Any political resistance?
There’s not likely to be regulatory opposition from the Chinese side. As Bloomberg has noted, Li Shufu is also betting that Geely will ride the wave of enthusiasm at governmental level for Xi Jinping’s Belt and Road Initiative (BRI). Just weeks before he announced the Proton deal, Li attended the Belt and Road Forum in Beijing (see WiC366) alongside 28 government heads, many from ASEAN nations (including Malaysian leader Najib Razak). Perhaps significantly, Li was chosen to represent China’s private sector car firms at the prestigious event.
Compared with the likes of HNA Group and Anbang, Geely has been less buccaneering in its global dealmaking. Aviation conglomerate HNA has splashed out heavily on a wide range of overseas assets, including a 10% stake in German lender Deutsche Bank (see WiC362). Zhejiang Geely has tended to stay focused on the auto sector, but it did buy 30% of Danish lender Saxo Bank for an undisclosed amount last month in a deal that will give the group better access to the Scandinavian financial sector. It also prompted China’s state media to describe the Geely-Volvo partnership as a highlight for relations between China and Scandinavian countries.

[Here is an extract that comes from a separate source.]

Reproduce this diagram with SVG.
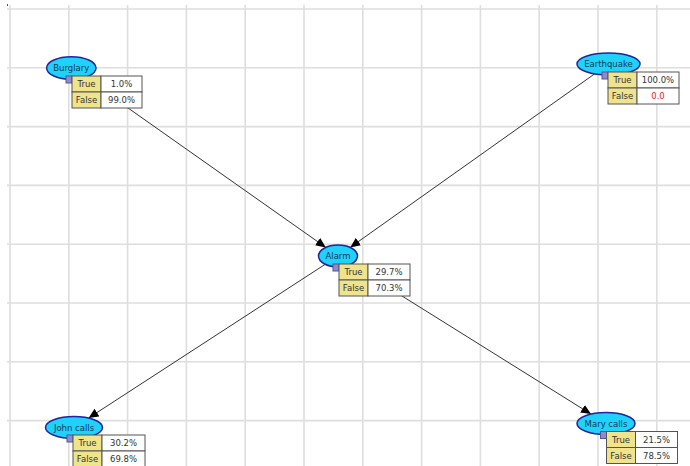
<svg xmlns="http://www.w3.org/2000/svg" width="690" height="466" viewBox="0 0 690 466">
<style>
.grid line{stroke:#dedede;stroke-width:1.6}
.conn line{stroke:#333;stroke-width:1;marker-end:url(#arr)}
.el{fill:#1ed2fb;stroke:#23239a;stroke-width:1.5}
.nl{font-family:"DejaVu Sans",Verdana,sans-serif;font-size:8.5px;fill:#123a5a;text-anchor:middle}
.lab{fill:#efe38c;stroke:#555;stroke-width:1}
.val{fill:#fff;stroke:#555;stroke-width:1}
.tt{font-family:"DejaVu Sans",Verdana,sans-serif;font-size:8.5px;fill:#333;text-anchor:middle}
.red{fill:#ee2222}
.sq{fill:#8c8ccc;stroke:#55559a;stroke-width:1}
</style>
<defs>
<marker id="arr" markerUnits="userSpaceOnUse" markerWidth="11" markerHeight="9" refX="10" refY="4.5" orient="auto">
<path d="M0,0 L10,4.5 L0,9 z" fill="#000"/>
</marker>
</defs>
<rect width="690" height="466" fill="#fff"/>
<g class="grid">
<line x1="10" y1="5" x2="10" y2="466"/>
<line x1="68.8" y1="5" x2="68.8" y2="466"/>
<line x1="127.6" y1="5" x2="127.6" y2="466"/>
<line x1="186.4" y1="5" x2="186.4" y2="466"/>
<line x1="245.2" y1="5" x2="245.2" y2="466"/>
<line x1="304" y1="5" x2="304" y2="466"/>
<line x1="362.8" y1="5" x2="362.8" y2="466"/>
<line x1="421.6" y1="5" x2="421.6" y2="466"/>
<line x1="480.4" y1="5" x2="480.4" y2="466"/>
<line x1="539.2" y1="5" x2="539.2" y2="466"/>
<line x1="598" y1="5" x2="598" y2="466"/>
<line x1="656.8" y1="5" x2="656.8" y2="466"/>
<line x1="7" y1="9" x2="690" y2="9"/>
<line x1="7" y1="67.8" x2="690" y2="67.8"/>
<line x1="7" y1="126.6" x2="690" y2="126.6"/>
<line x1="7" y1="185.4" x2="690" y2="185.4"/>
<line x1="7" y1="244.2" x2="690" y2="244.2"/>
<line x1="7" y1="303" x2="690" y2="303"/>
<line x1="7" y1="361.8" x2="690" y2="361.8"/>
<line x1="7" y1="420.6" x2="690" y2="420.6"/>
</g>
<rect x="7" y="4" width="1" height="2" fill="#555"/>
<g class="conn">
<line x1="71.3" y1="68" x2="325.8" y2="247.4"/>
<line x1="608.5" y1="64" x2="350.2" y2="247.4"/>
<line x1="338" y1="256" x2="88.6" y2="418"/>
<line x1="338" y1="256" x2="591" y2="414.1"/>
</g>
<g id="burglary">
<ellipse class="el" cx="71.3" cy="68" rx="24.7" ry="11.3"/>
<text class="nl" x="71.3" y="71">Burglary</text>
<rect class="sq" x="66" y="76" width="6" height="7"/>
<rect class="lab" x="72" y="76" width="29" height="16"/><rect class="val" x="101" y="76" width="41" height="16"/>
<rect class="lab" x="72" y="92" width="29" height="16"/><rect class="val" x="101" y="92" width="41" height="16"/>
<text class="tt" x="86.5" y="87">True</text><text class="tt" x="121.5" y="87">1.0%</text>
<text class="tt" x="86.5" y="103">False</text><text class="tt" x="121.5" y="103">99.0%</text>
</g>
<g id="earthquake">
<ellipse class="el" cx="608.5" cy="64" rx="31.5" ry="11"/>
<text class="nl" x="608.5" y="67">Earthquake</text>
<rect class="sq" x="602" y="72" width="6" height="7"/>
<rect class="lab" x="608" y="72" width="29" height="16"/><rect class="val" x="637" y="72" width="42" height="16"/>
<rect class="lab" x="608" y="88" width="29" height="16"/><rect class="val" x="637" y="88" width="42" height="16"/>
<text class="tt" x="622.5" y="83">True</text><text class="tt" x="658" y="83">100.0%</text>
<text class="tt" x="622.5" y="99">False</text><text class="tt red" x="658" y="99">0.0</text>
</g>
<g id="alarm">
<ellipse class="el" cx="338" cy="256" rx="19.5" ry="11"/>
<text class="nl" x="338" y="259">Alarm</text>
<rect class="sq" x="333" y="264" width="6" height="7"/>
<rect class="lab" x="339" y="264" width="29" height="16"/><rect class="val" x="368" y="264" width="42" height="16"/>
<rect class="lab" x="339" y="280" width="29" height="16"/><rect class="val" x="368" y="280" width="42" height="16"/>
<text class="tt" x="353.5" y="275">True</text><text class="tt" x="389" y="275">29.7%</text>
<text class="tt" x="353.5" y="291">False</text><text class="tt" x="389" y="291">70.3%</text>
</g>
<g id="johncalls">
<ellipse class="el" cx="74" cy="427.5" rx="28.5" ry="11"/>
<text class="nl" x="74" y="430.5">John calls</text>
<rect class="sq" x="67" y="435" width="6" height="7"/>
<rect class="lab" x="73" y="435" width="29" height="16"/><rect class="val" x="102" y="435" width="43" height="16"/>
<rect class="lab" x="73" y="451" width="29" height="16"/><rect class="val" x="102" y="451" width="43" height="16"/>
<text class="tt" x="87.5" y="446">True</text><text class="tt" x="123.5" y="446">30.2%</text>
<text class="tt" x="87.5" y="462">False</text><text class="tt" x="123.5" y="462">69.8%</text>
</g>
<g id="marycalls">
<ellipse class="el" cx="606" cy="423.5" rx="29" ry="11"/>
<text class="nl" x="606" y="426.5">Mary calls</text>
<rect class="sq" x="600.5" y="431.5" width="6" height="7"/>
<rect class="lab" x="606.5" y="431.5" width="29" height="16"/><rect class="val" x="635.5" y="431.5" width="42" height="16"/>
<rect class="lab" x="606.5" y="447.5" width="29" height="16"/><rect class="val" x="635.5" y="447.5" width="42" height="16"/>
<text class="tt" x="621" y="442.5">True</text><text class="tt" x="656.5" y="442.5">21.5%</text>
<text class="tt" x="621" y="458.5">False</text><text class="tt" x="656.5" y="458.5">78.5%</text>
</g>
</svg>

Geely’s ASEAN expansion could run into more resistance. Mahathir Mohamad, for one, has slammed the sale of a national brand to the Chinese. “They say Proton is my brainchild. Now the child of my brain has been sold,” the former Malaysian prime minister fumed on his personal blog. “I am a sissy. I cry even if Malaysians are dry-eyed. My child is lost. And soon my country.” (See Sinofile on page 17, for more from Mahathir on the Chinese.)
His remarks didn’t seem to enjoy much sympathy in Malaysia, with news outlets pointing out that Mahathir had travelled to China himself in 2014 to try to pull off a partnership between Proton and Geely. Syed Faisal also rebuffed any notion that Proton was being lost to the Chinese. “Yes, Proton is the first national car brand by virtue of it being the first car marque that Malaysia produced back in 1985. By the same token, DRB-Hicom retaining 50.1% equity means that we still own the majority stake and the brand remains a national brand, a national car,” he argued.

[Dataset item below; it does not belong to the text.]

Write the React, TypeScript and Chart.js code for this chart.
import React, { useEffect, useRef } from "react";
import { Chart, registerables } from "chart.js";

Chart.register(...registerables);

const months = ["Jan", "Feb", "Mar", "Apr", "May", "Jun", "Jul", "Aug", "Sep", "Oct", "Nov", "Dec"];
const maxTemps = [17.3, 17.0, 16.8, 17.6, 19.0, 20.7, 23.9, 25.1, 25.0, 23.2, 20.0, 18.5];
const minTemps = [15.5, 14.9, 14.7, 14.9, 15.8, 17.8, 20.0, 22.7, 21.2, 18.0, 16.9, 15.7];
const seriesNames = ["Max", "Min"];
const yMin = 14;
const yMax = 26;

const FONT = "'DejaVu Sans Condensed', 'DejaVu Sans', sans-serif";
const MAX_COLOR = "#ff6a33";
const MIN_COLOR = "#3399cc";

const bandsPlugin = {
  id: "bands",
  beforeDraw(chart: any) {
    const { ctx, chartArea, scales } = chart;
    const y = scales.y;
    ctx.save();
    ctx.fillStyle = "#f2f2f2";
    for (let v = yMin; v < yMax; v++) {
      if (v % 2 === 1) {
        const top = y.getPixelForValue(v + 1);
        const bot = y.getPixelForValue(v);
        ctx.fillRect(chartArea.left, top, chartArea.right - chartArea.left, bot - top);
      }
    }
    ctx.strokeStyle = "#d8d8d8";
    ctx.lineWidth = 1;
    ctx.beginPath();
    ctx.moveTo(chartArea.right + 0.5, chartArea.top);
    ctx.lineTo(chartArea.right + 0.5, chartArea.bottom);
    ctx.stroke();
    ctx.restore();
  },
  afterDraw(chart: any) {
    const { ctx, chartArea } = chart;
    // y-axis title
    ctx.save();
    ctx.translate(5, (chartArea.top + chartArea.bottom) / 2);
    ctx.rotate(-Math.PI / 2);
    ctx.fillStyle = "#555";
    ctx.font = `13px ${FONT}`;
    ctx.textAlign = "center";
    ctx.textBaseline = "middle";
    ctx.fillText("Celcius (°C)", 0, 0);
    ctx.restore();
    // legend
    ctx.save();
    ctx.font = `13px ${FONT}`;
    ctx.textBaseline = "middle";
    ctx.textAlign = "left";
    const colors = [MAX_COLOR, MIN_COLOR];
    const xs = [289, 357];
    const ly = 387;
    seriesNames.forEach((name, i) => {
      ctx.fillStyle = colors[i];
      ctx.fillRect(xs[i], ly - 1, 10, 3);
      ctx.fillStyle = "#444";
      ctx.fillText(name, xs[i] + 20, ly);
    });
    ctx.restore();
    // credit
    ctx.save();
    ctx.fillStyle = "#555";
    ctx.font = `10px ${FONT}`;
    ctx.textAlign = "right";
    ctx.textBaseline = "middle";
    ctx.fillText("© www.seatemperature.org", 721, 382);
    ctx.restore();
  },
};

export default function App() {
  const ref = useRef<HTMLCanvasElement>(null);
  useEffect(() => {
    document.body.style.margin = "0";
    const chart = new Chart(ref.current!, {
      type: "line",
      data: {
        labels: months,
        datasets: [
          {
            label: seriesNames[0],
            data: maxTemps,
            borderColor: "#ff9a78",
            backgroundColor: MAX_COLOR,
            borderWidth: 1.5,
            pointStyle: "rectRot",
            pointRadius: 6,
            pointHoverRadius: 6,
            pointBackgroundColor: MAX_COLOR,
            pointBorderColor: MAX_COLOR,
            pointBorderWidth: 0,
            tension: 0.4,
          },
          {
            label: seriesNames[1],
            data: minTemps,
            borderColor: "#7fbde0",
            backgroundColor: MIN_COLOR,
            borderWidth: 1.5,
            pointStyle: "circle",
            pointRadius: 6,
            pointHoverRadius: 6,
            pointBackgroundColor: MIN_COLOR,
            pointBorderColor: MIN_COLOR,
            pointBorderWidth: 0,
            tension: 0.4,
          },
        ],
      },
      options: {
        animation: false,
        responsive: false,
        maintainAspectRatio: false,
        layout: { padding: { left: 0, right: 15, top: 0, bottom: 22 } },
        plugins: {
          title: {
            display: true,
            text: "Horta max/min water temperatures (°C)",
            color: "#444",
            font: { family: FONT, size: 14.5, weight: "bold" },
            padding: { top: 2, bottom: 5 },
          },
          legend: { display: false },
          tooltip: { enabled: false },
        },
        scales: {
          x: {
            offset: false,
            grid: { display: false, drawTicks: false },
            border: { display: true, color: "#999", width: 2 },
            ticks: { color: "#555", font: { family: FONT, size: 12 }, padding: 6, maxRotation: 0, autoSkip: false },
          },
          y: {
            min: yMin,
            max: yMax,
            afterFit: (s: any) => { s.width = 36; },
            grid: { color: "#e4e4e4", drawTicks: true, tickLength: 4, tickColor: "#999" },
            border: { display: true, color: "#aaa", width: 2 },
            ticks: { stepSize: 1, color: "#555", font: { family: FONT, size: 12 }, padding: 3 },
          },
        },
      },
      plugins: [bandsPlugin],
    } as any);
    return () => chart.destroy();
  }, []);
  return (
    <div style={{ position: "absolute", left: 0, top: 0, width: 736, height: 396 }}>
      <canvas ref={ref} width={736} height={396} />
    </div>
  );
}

Back in China, the concern was more whether Geely can forge a healthy relationship with the Malaysian government.
“Geely owns Volvo entirely but it is only a minority shareholder in Proton,” an auto analyst warned on Tencent Auto.
How have investors reacted?
Buoyed by reports of the Proton deal, Geely Automobile’s share price climbed 20% in May alone. Since the Shanghai-Hong Kong Stock Connect commenced operation in November 2014, Geely Automobile has also become one of the most actively bought stocks for “southbound” investors from Shanghai. Indeed, in that time the Zhejiang-based company’s value has nearly quadrupled.
In comparison Shenzhen investors have proven less supportive of BYD, their home-based automaker, which has been vying with Geely to become the leading national auto brand. A similar Shenzhen-Hong Kong Stock Connect launched in December last year but BYD’s share price has stayed largely flat, with a market value of about HK$130 billion ($16.68 billion).
As a result Geely Automobile has been catching up fast. Over the past 12 months, its market capitalisation has more than doubled to HK$113 billion, with the benchmark Hang Seng Index (HSI) climbing 23% during the same period. In March Geely Automobile made its debut in the HSI, the first Chinese carmaker to be included in the Hong Kong’s blue-chip index. Its entry came as a surprise to many analysts, given that Geely’s market cap trails BYD and Guangzhou Automobile (GAC). Backed by the Guangzhou government, the latter was worth HK$155 billion as of this week.
So Geely is leading the race among China’s automakers?
Geely’s biggest rivals are the state-backed car manufacturers listed in Shanghai, most notably SAIC Motor (valued at Rmb340 billion, or $49.9 billion). But companies like SAIC have been criticised for depending on the sales of premium international brands that they produce with their foreign joint ventures, rather than developing homegrown cars.
Private sector automakers including Geely, BYD and Great Wall Auto have been more conscious of cultivating their own technology and brands. BYD has bet heavily on electric vehicles. Great Wall has chosen to focus more on lower-priced vehicles targeted at China’s mass market, although its shares have struggled since delays in the launch of new models of its SUV brand Haval in 2015 (Great Wall’s market value is HK$109 billion).
According to Tencent Auto, Geely is the carmaker that has made the most significant inroads overseas. “The Proton deal now has Geely copying what foreign automakers have been doing in China for years: exchanging market share [in ASEAN countries] with patented technologies,” the news portal suggests, adding that a separate spin-off for Volvo, which Zhejiang Geely purchased in 2010 for $1.8 billion (see WiC361), is set to boost its international exposure further.
Moreover, Hong Kong’s Apple Daily has suggested that investors ought to pay close attention to Geely shares as a “Xi Jinping concept stock” because the Chinese leader is viewed as a supporter of Geely as a national brand.
The newspaper notes that Geely expanded quickly between 2002 and 2007 (Geely Automobile went public in Hong Kong in 2005). Significantly this was also the period in which Xi was serving as a top official in its homebase, Zhejiang province. And as China’s vice president in 2010, Xi also timed his visit to Sweden to attend the signing of Geely’s deal to buy Volvo.
Eagle-eyed netizens have even suggested that Li Shufu’s wife has the same name as the younger sister of Peng Liyuan, Xi’s wife. Such coincidences sound trivial but for some they reinforce the notion that Geely is enjoying high-level support – and crucially that it might have been identified as China’s best chance of producing a carmaker capable of selling multiple brands across multiple continents.